For those who take the SEC at its word, if insider trading was a major factor behind the fall in the Dow average in October 1929, why did the SEC wait 27 years to launch its war on insider trading and then wait an additional 39 years to bring about fair disclosure?  

Here are some other angles: If equality of information is a peculiar right to investors (as opposed to equal rates of interest between varieties of spendthrifts), why isn’t equal access to the market? Why has the government attempted to ensure equality in dispersion of information but not in its use?

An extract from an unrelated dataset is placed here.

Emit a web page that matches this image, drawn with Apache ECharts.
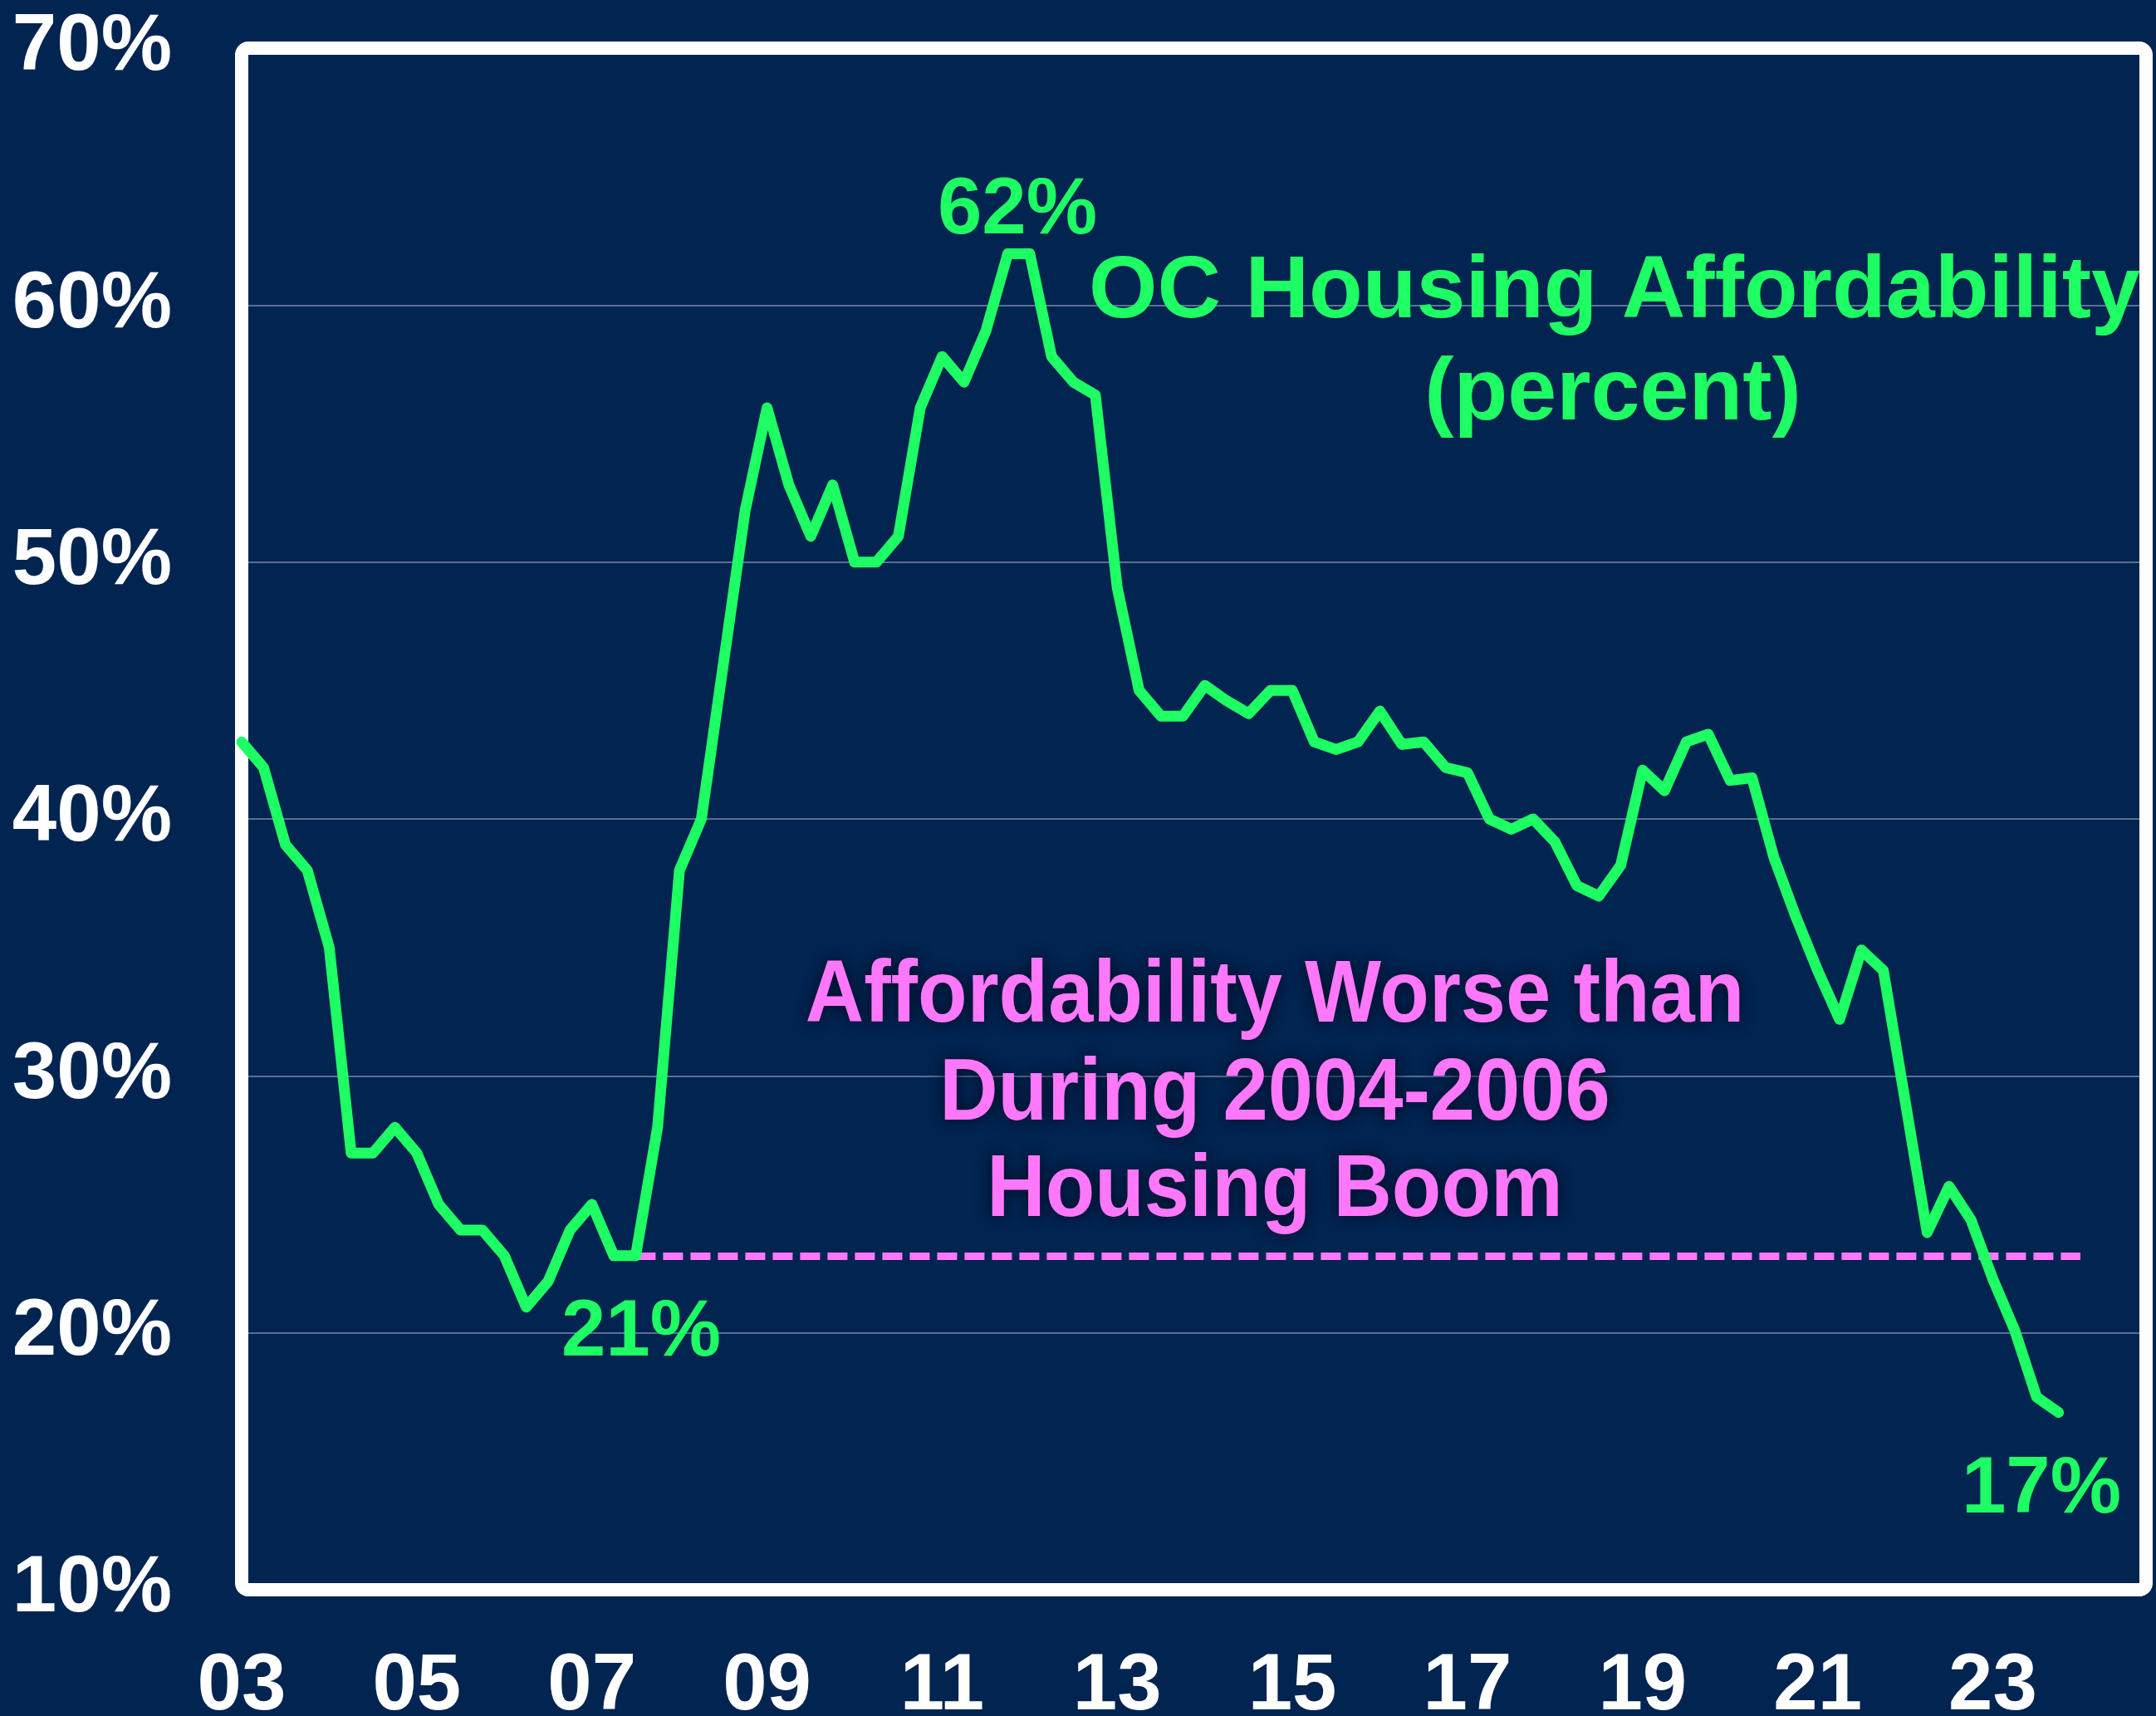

Surely differential net gains exist in use every bit as much as they exist in transmission. (Juxtapose a wealthy broker with my student Yalonda, who doesn’t yet have the savings to meet the minimum-investment requirement of online brokerages with real-time trades.)  

Why has the SEC undertaken a mission in information egalitarianism that favors certain classes of investors/strategies? Surely this is an inequity that also needs to be fixed by say, further intervention to keep corporations at least in a narrow range of capitalization. Why is there such an emphasis on short-term realizable gains or losses? And while we’re on the subject of equal treatment, if Microsoft is a monopoly deserving of legal pursuit and remedy (including possible breakup), then what type of market structure does the National Association of Securities Dealers represent?